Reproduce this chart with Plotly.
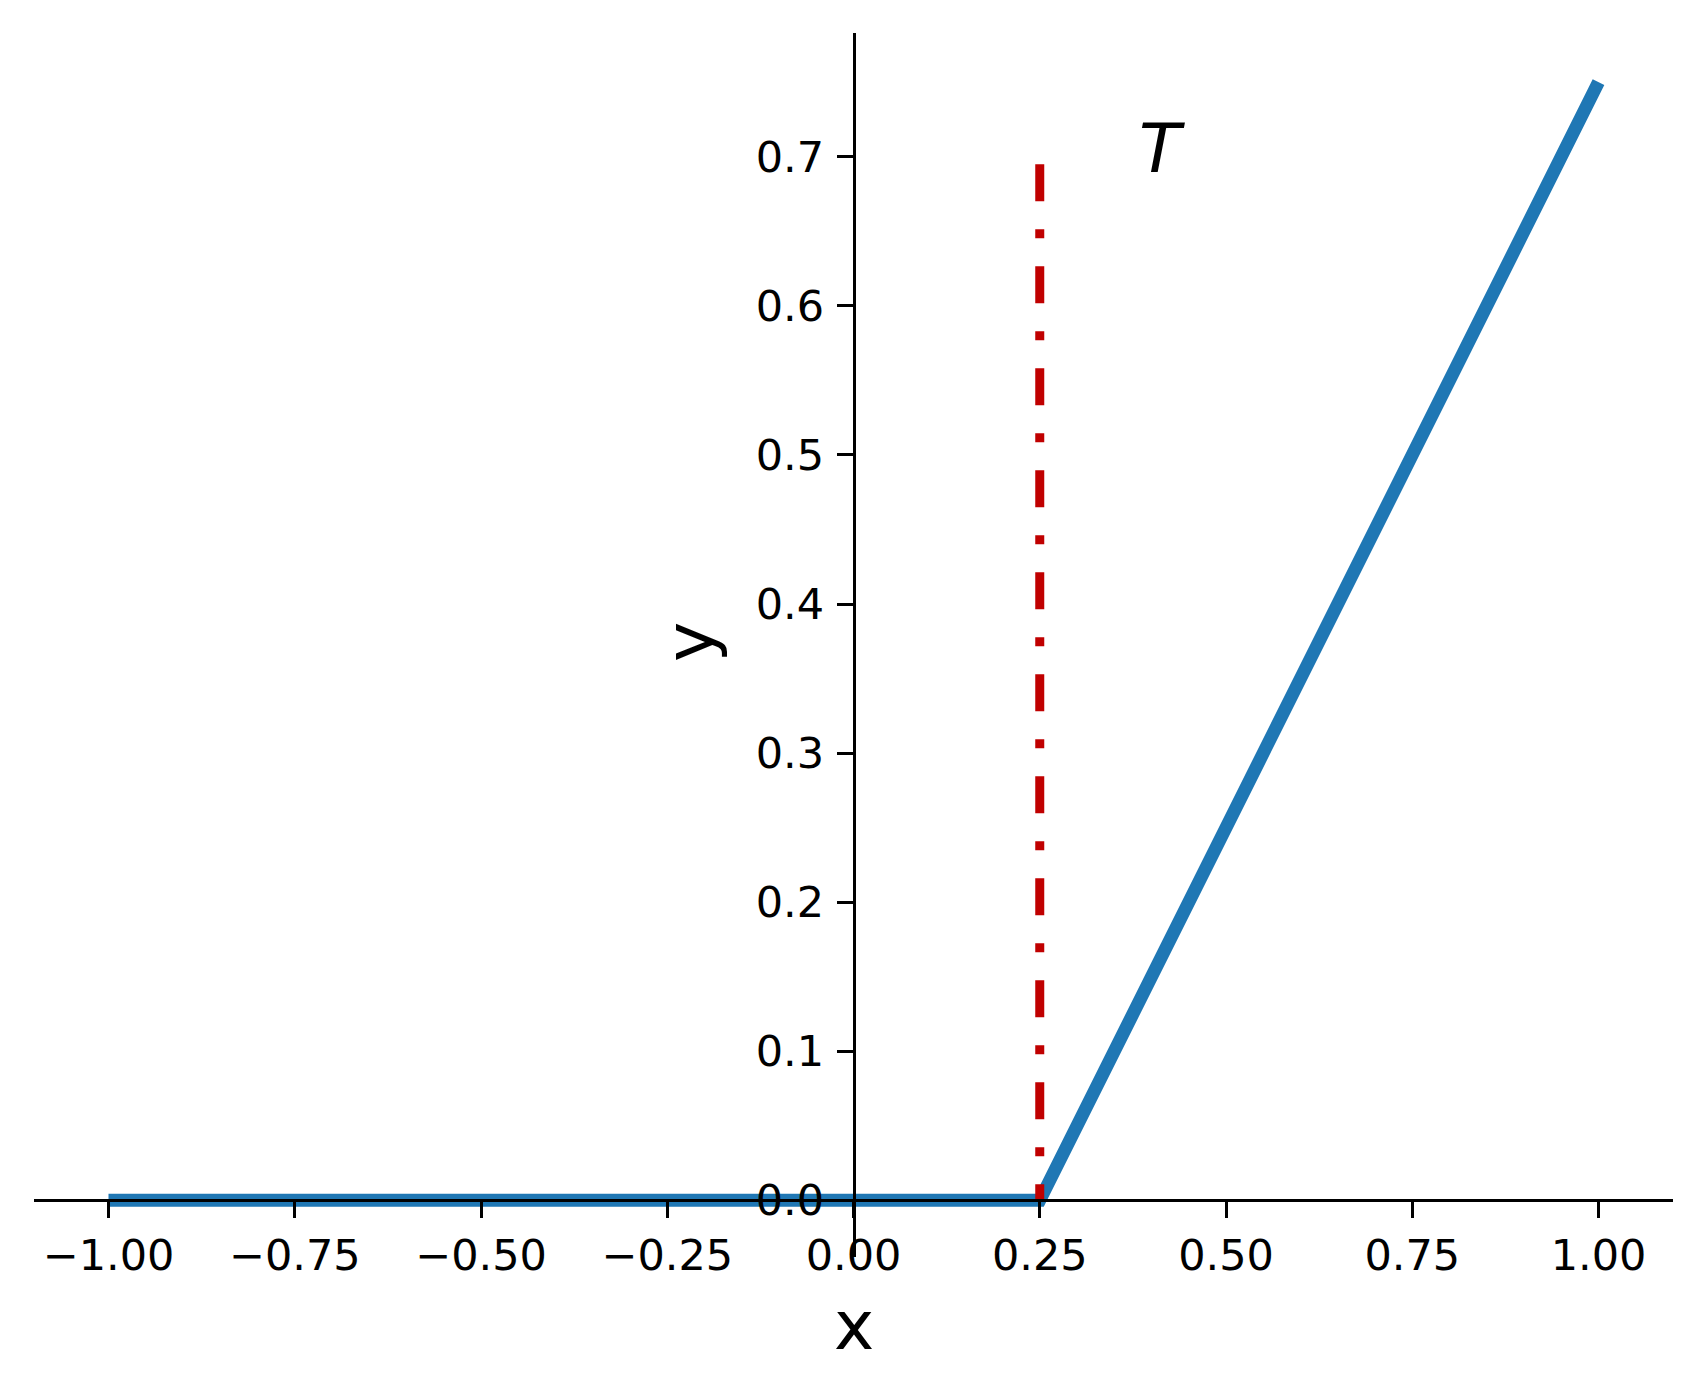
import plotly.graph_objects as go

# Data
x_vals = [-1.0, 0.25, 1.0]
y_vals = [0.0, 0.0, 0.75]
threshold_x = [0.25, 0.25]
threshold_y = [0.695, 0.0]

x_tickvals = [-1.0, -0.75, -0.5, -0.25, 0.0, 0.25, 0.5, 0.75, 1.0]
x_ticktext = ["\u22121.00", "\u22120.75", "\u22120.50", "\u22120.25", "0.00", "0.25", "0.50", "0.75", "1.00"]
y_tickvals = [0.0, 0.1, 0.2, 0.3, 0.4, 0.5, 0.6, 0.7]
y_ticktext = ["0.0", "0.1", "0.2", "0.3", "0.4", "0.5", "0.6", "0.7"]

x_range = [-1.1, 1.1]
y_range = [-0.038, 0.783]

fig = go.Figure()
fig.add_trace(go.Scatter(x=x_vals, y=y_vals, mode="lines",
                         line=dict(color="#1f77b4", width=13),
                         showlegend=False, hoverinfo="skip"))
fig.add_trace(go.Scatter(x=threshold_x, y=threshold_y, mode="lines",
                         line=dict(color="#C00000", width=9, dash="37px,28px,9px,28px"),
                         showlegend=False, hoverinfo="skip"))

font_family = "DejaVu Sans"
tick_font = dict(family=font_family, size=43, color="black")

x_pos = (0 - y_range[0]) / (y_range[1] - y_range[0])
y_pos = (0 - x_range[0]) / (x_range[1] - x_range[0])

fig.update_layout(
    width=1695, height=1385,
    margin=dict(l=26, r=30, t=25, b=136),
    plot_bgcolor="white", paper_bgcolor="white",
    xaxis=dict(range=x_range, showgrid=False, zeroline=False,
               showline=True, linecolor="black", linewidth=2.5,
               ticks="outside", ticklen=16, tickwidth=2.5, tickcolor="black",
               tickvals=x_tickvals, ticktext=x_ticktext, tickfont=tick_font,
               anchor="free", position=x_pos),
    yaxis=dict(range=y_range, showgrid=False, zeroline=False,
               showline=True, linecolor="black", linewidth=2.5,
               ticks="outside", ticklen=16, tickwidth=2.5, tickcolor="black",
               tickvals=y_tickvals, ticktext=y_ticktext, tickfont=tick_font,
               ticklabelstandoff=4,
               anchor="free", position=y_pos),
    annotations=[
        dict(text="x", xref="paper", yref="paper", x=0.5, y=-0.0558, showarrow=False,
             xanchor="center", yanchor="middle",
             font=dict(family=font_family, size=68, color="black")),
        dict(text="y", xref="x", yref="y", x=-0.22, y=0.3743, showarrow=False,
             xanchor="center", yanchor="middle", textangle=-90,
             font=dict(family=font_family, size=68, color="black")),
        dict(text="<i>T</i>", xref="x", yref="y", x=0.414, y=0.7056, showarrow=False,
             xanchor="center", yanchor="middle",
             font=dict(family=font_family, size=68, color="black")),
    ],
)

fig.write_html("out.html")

•••••

Copy the whole of the material above exactly, but not its images.

=== Complete answer ===
Reproduce this chart with Plotly.
import plotly.graph_objects as go

# Data
x_vals = [-1.0, 0.25, 1.0]
y_vals = [0.0, 0.0, 0.75]
threshold_x = [0.25, 0.25]
threshold_y = [0.695, 0.0]

x_tickvals = [-1.0, -0.75, -0.5, -0.25, 0.0, 0.25, 0.5, 0.75, 1.0]
x_ticktext = ["\u22121.00", "\u22120.75", "\u22120.50", "\u22120.25", "0.00", "0.25", "0.50", "0.75", "1.00"]
y_tickvals = [0.0, 0.1, 0.2, 0.3, 0.4, 0.5, 0.6, 0.7]
y_ticktext = ["0.0", "0.1", "0.2", "0.3", "0.4", "0.5", "0.6", "0.7"]

x_range = [-1.1, 1.1]
y_range = [-0.038, 0.783]

fig = go.Figure()
fig.add_trace(go.Scatter(x=x_vals, y=y_vals, mode="lines",
                         line=dict(color="#1f77b4", width=13),
                         showlegend=False, hoverinfo="skip"))
fig.add_trace(go.Scatter(x=threshold_x, y=threshold_y, mode="lines",
                         line=dict(color="#C00000", width=9, dash="37px,28px,9px,28px"),
                         showlegend=False, hoverinfo="skip"))

font_family = "DejaVu Sans"
tick_font = dict(family=font_family, size=43, color="black")

x_pos = (0 - y_range[0]) / (y_range[1] - y_range[0])
y_pos = (0 - x_range[0]) / (x_range[1] - x_range[0])

fig.update_layout(
    width=1695, height=1385,
    margin=dict(l=26, r=30, t=25, b=136),
    plot_bgcolor="white", paper_bgcolor="white",
    xaxis=dict(range=x_range, showgrid=False, zeroline=False,
               showline=True, linecolor="black", linewidth=2.5,
               ticks="outside", ticklen=16, tickwidth=2.5, tickcolor="black",
               tickvals=x_tickvals, ticktext=x_ticktext, tickfont=tick_font,
               anchor="free", position=x_pos),
    yaxis=dict(range=y_range, showgrid=False, zeroline=False,
               showline=True, linecolor="black", linewidth=2.5,
               ticks="outside", ticklen=16, tickwidth=2.5, tickcolor="black",
               tickvals=y_tickvals, ticktext=y_ticktext, tickfont=tick_font,
               ticklabelstandoff=4,
               anchor="free", position=y_pos),
    annotations=[
        dict(text="x", xref="paper", yref="paper", x=0.5, y=-0.0558, showarrow=False,
             xanchor="center", yanchor="middle",
             font=dict(family=font_family, size=68, color="black")),
        dict(text="y", xref="x", yref="y", x=-0.22, y=0.3743, showarrow=False,
             xanchor="center", yanchor="middle", textangle=-90,
             font=dict(family=font_family, size=68, color="black")),
        dict(text="<i>T</i>", xref="x", yref="y", x=0.414, y=0.7056, showarrow=False,
             xanchor="center", yanchor="middle",
             font=dict(family=font_family, size=68, color="black")),
    ],
)

fig.write_html("out.html")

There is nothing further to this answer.